- PROVIDED MATERIAL
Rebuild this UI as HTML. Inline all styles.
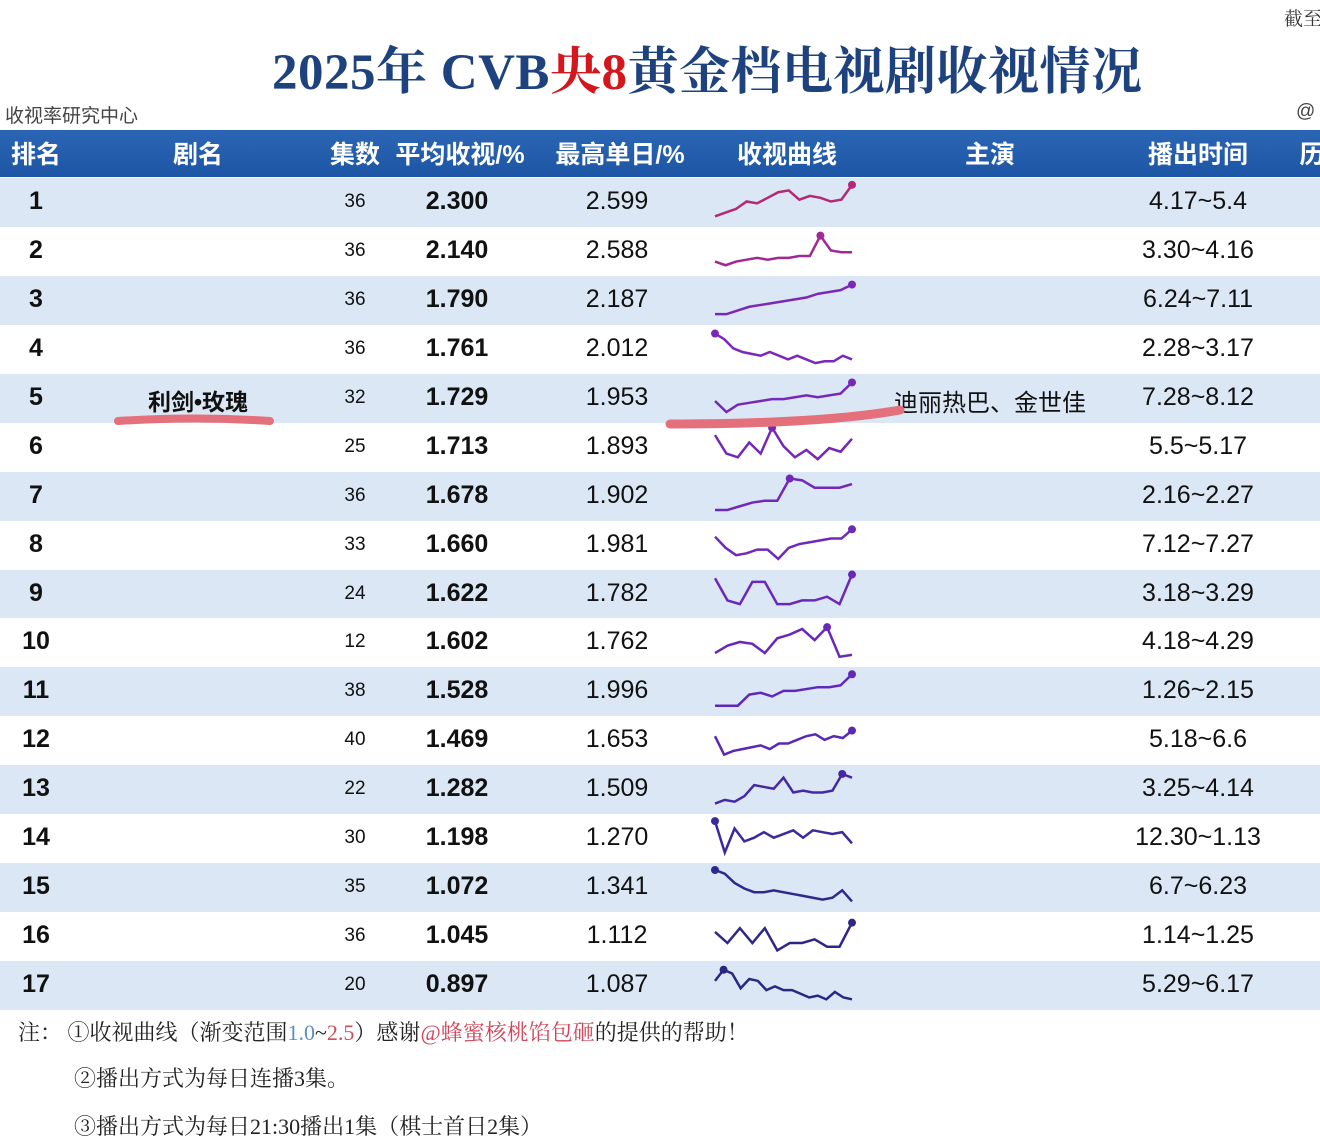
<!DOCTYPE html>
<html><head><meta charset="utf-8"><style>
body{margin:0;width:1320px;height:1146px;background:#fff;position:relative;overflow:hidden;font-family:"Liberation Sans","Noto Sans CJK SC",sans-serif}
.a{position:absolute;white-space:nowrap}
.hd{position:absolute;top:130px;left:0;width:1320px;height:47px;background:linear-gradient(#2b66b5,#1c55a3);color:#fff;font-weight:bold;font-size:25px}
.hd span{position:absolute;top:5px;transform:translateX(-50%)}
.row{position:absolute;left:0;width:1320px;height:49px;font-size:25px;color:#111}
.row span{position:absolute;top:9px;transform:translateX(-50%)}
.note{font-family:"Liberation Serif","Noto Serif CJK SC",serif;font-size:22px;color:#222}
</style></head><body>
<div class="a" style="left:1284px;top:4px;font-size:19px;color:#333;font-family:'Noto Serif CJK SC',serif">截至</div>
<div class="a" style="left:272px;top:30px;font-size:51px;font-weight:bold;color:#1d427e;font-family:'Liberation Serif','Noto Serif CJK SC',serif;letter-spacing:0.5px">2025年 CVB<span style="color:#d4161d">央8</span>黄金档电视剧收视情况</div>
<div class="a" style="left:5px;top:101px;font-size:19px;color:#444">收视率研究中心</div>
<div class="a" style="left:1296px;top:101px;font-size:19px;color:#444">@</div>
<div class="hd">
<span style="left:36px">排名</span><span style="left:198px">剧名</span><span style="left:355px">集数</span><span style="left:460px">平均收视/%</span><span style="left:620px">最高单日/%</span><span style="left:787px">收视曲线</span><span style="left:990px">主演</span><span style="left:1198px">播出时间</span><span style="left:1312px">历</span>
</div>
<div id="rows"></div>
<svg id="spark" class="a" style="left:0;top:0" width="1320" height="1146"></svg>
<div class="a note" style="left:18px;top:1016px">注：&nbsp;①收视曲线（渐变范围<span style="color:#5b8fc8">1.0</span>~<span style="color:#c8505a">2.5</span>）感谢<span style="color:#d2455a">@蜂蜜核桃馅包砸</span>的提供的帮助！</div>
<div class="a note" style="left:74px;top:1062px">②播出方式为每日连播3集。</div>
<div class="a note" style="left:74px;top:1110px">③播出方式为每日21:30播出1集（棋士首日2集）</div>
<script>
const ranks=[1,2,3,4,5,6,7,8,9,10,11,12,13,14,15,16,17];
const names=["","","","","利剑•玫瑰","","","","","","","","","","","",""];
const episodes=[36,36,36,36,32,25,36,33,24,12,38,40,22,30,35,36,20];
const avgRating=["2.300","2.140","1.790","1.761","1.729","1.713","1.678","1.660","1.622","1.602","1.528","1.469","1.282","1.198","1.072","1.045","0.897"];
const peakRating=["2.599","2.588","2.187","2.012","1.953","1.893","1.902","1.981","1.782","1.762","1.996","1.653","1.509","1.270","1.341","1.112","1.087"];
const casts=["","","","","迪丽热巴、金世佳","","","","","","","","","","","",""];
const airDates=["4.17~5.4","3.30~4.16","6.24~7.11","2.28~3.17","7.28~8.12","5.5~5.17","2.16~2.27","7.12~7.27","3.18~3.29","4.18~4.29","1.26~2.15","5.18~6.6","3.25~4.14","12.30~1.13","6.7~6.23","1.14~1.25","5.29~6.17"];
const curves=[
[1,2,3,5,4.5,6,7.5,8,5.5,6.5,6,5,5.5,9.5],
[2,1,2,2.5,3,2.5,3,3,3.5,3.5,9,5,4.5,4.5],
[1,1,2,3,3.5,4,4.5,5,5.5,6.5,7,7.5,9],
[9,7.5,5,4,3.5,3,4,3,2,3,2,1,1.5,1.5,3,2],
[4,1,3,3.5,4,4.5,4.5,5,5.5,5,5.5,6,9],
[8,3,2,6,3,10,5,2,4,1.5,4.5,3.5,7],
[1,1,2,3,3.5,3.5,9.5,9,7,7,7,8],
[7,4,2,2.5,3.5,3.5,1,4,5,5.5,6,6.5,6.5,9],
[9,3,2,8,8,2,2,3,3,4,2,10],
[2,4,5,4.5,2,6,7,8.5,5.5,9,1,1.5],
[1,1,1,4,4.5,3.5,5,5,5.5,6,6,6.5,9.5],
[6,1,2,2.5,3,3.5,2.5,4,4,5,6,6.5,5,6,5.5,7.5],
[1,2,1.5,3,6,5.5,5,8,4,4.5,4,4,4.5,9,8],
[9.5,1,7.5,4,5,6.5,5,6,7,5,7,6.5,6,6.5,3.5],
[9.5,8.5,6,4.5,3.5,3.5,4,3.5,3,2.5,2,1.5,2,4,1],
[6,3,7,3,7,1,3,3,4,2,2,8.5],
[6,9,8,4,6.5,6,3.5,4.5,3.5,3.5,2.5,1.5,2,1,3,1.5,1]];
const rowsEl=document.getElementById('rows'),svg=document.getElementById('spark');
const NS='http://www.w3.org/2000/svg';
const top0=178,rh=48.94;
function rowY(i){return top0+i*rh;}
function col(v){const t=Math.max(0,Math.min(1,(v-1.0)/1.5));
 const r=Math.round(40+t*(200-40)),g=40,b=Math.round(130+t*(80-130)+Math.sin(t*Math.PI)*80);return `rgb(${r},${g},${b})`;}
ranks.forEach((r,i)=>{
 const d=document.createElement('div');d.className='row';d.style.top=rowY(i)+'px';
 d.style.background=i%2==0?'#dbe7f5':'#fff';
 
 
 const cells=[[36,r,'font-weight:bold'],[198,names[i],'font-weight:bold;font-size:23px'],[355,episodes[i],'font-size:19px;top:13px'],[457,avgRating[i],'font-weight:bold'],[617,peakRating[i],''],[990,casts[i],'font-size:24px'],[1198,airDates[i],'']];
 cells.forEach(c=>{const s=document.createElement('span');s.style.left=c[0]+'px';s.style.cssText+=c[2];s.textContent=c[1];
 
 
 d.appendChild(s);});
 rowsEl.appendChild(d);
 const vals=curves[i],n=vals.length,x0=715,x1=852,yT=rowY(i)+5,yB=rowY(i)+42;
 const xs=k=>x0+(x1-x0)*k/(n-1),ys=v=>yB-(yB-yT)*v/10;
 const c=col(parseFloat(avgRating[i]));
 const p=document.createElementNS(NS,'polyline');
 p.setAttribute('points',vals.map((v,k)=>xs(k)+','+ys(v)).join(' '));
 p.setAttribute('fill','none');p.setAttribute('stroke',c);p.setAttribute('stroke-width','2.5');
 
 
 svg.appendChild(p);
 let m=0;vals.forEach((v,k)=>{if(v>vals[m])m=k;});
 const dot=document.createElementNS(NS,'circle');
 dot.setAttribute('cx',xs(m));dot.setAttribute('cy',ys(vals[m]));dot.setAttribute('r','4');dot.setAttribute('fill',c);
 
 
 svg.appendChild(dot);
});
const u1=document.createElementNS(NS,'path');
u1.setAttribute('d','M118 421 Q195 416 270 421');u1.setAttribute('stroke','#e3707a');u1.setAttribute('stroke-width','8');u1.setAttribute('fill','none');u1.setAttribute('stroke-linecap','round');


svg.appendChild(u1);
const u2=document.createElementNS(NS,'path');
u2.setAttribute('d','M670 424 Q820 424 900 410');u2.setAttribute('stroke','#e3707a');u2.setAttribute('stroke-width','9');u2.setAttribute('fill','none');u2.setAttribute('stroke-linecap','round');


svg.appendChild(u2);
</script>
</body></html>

- PROBLEM TO SOLVE
Restate the whole listing above exactly, except for its images.

- RESPONSE TO THIS TASK
Rebuild this UI as HTML. Inline all styles.
<!DOCTYPE html>
<html><head><meta charset="utf-8"><style>
body{margin:0;width:1320px;height:1146px;background:#fff;position:relative;overflow:hidden;font-family:"Liberation Sans","Noto Sans CJK SC",sans-serif}
.a{position:absolute;white-space:nowrap}
.hd{position:absolute;top:130px;left:0;width:1320px;height:47px;background:linear-gradient(#2b66b5,#1c55a3);color:#fff;font-weight:bold;font-size:25px}
.hd span{position:absolute;top:5px;transform:translateX(-50%)}
.row{position:absolute;left:0;width:1320px;height:49px;font-size:25px;color:#111}
.row span{position:absolute;top:9px;transform:translateX(-50%)}
.note{font-family:"Liberation Serif","Noto Serif CJK SC",serif;font-size:22px;color:#222}
</style></head><body>
<div class="a" style="left:1284px;top:4px;font-size:19px;color:#333;font-family:'Noto Serif CJK SC',serif">截至</div>
<div class="a" style="left:272px;top:30px;font-size:51px;font-weight:bold;color:#1d427e;font-family:'Liberation Serif','Noto Serif CJK SC',serif;letter-spacing:0.5px">2025年 CVB<span style="color:#d4161d">央8</span>黄金档电视剧收视情况</div>
<div class="a" style="left:5px;top:101px;font-size:19px;color:#444">收视率研究中心</div>
<div class="a" style="left:1296px;top:101px;font-size:19px;color:#444">@</div>
<div class="hd">
<span style="left:36px">排名</span><span style="left:198px">剧名</span><span style="left:355px">集数</span><span style="left:460px">平均收视/%</span><span style="left:620px">最高单日/%</span><span style="left:787px">收视曲线</span><span style="left:990px">主演</span><span style="left:1198px">播出时间</span><span style="left:1312px">历</span>
</div>
<div id="rows"></div>
<svg id="spark" class="a" style="left:0;top:0" width="1320" height="1146"></svg>
<div class="a note" style="left:18px;top:1016px">注：&nbsp;①收视曲线（渐变范围<span style="color:#5b8fc8">1.0</span>~<span style="color:#c8505a">2.5</span>）感谢<span style="color:#d2455a">@蜂蜜核桃馅包砸</span>的提供的帮助！</div>
<div class="a note" style="left:74px;top:1062px">②播出方式为每日连播3集。</div>
<div class="a note" style="left:74px;top:1110px">③播出方式为每日21:30播出1集（棋士首日2集）</div>
<script>
const ranks=[1,2,3,4,5,6,7,8,9,10,11,12,13,14,15,16,17];
const names=["","","","","利剑•玫瑰","","","","","","","","","","","",""];
const episodes=[36,36,36,36,32,25,36,33,24,12,38,40,22,30,35,36,20];
const avgRating=["2.300","2.140","1.790","1.761","1.729","1.713","1.678","1.660","1.622","1.602","1.528","1.469","1.282","1.198","1.072","1.045","0.897"];
const peakRating=["2.599","2.588","2.187","2.012","1.953","1.893","1.902","1.981","1.782","1.762","1.996","1.653","1.509","1.270","1.341","1.112","1.087"];
const casts=["","","","","迪丽热巴、金世佳","","","","","","","","","","","",""];
const airDates=["4.17~5.4","3.30~4.16","6.24~7.11","2.28~3.17","7.28~8.12","5.5~5.17","2.16~2.27","7.12~7.27","3.18~3.29","4.18~4.29","1.26~2.15","5.18~6.6","3.25~4.14","12.30~1.13","6.7~6.23","1.14~1.25","5.29~6.17"];
const curves=[
[1,2,3,5,4.5,6,7.5,8,5.5,6.5,6,5,5.5,9.5],
[2,1,2,2.5,3,2.5,3,3,3.5,3.5,9,5,4.5,4.5],
[1,1,2,3,3.5,4,4.5,5,5.5,6.5,7,7.5,9],
[9,7.5,5,4,3.5,3,4,3,2,3,2,1,1.5,1.5,3,2],
[4,1,3,3.5,4,4.5,4.5,5,5.5,5,5.5,6,9],
[8,3,2,6,3,10,5,2,4,1.5,4.5,3.5,7],
[1,1,2,3,3.5,3.5,9.5,9,7,7,7,8],
[7,4,2,2.5,3.5,3.5,1,4,5,5.5,6,6.5,6.5,9],
[9,3,2,8,8,2,2,3,3,4,2,10],
[2,4,5,4.5,2,6,7,8.5,5.5,9,1,1.5],
[1,1,1,4,4.5,3.5,5,5,5.5,6,6,6.5,9.5],
[6,1,2,2.5,3,3.5,2.5,4,4,5,6,6.5,5,6,5.5,7.5],
[1,2,1.5,3,6,5.5,5,8,4,4.5,4,4,4.5,9,8],
[9.5,1,7.5,4,5,6.5,5,6,7,5,7,6.5,6,6.5,3.5],
[9.5,8.5,6,4.5,3.5,3.5,4,3.5,3,2.5,2,1.5,2,4,1],
[6,3,7,3,7,1,3,3,4,2,2,8.5],
[6,9,8,4,6.5,6,3.5,4.5,3.5,3.5,2.5,1.5,2,1,3,1.5,1]];
const rowsEl=document.getElementById('rows'),svg=document.getElementById('spark');
const NS='http://www.w3.org/2000/svg';
const top0=178,rh=48.94;
function rowY(i){return top0+i*rh;}
function col(v){const t=Math.max(0,Math.min(1,(v-1.0)/1.5));
 const r=Math.round(40+t*(200-40)),g=40,b=Math.round(130+t*(80-130)+Math.sin(t*Math.PI)*80);return `rgb(${r},${g},${b})`;}
ranks.forEach((r,i)=>{
 const d=document.createElement('div');d.className='row';d.style.top=rowY(i)+'px';
 d.style.background=i%2==0?'#dbe7f5':'#fff';
 
 
 const cells=[[36,r,'font-weight:bold'],[198,names[i],'font-weight:bold;font-size:23px'],[355,episodes[i],'font-size:19px;top:13px'],[457,avgRating[i],'font-weight:bold'],[617,peakRating[i],''],[990,casts[i],'font-size:24px'],[1198,airDates[i],'']];
 cells.forEach(c=>{const s=document.createElement('span');s.style.left=c[0]+'px';s.style.cssText+=c[2];s.textContent=c[1];
 
 
 d.appendChild(s);});
 rowsEl.appendChild(d);
 const vals=curves[i],n=vals.length,x0=715,x1=852,yT=rowY(i)+5,yB=rowY(i)+42;
 const xs=k=>x0+(x1-x0)*k/(n-1),ys=v=>yB-(yB-yT)*v/10;
 const c=col(parseFloat(avgRating[i]));
 const p=document.createElementNS(NS,'polyline');
 p.setAttribute('points',vals.map((v,k)=>xs(k)+','+ys(v)).join(' '));
 p.setAttribute('fill','none');p.setAttribute('stroke',c);p.setAttribute('stroke-width','2.5');
 
 
 svg.appendChild(p);
 let m=0;vals.forEach((v,k)=>{if(v>vals[m])m=k;});
 const dot=document.createElementNS(NS,'circle');
 dot.setAttribute('cx',xs(m));dot.setAttribute('cy',ys(vals[m]));dot.setAttribute('r','4');dot.setAttribute('fill',c);
 
 
 svg.appendChild(dot);
});
const u1=document.createElementNS(NS,'path');
u1.setAttribute('d','M118 421 Q195 416 270 421');u1.setAttribute('stroke','#e3707a');u1.setAttribute('stroke-width','8');u1.setAttribute('fill','none');u1.setAttribute('stroke-linecap','round');


svg.appendChild(u1);
const u2=document.createElementNS(NS,'path');
u2.setAttribute('d','M670 424 Q820 424 900 410');u2.setAttribute('stroke','#e3707a');u2.setAttribute('stroke-width','9');u2.setAttribute('fill','none');u2.setAttribute('stroke-linecap','round');


svg.appendChild(u2);
</script>
</body></html>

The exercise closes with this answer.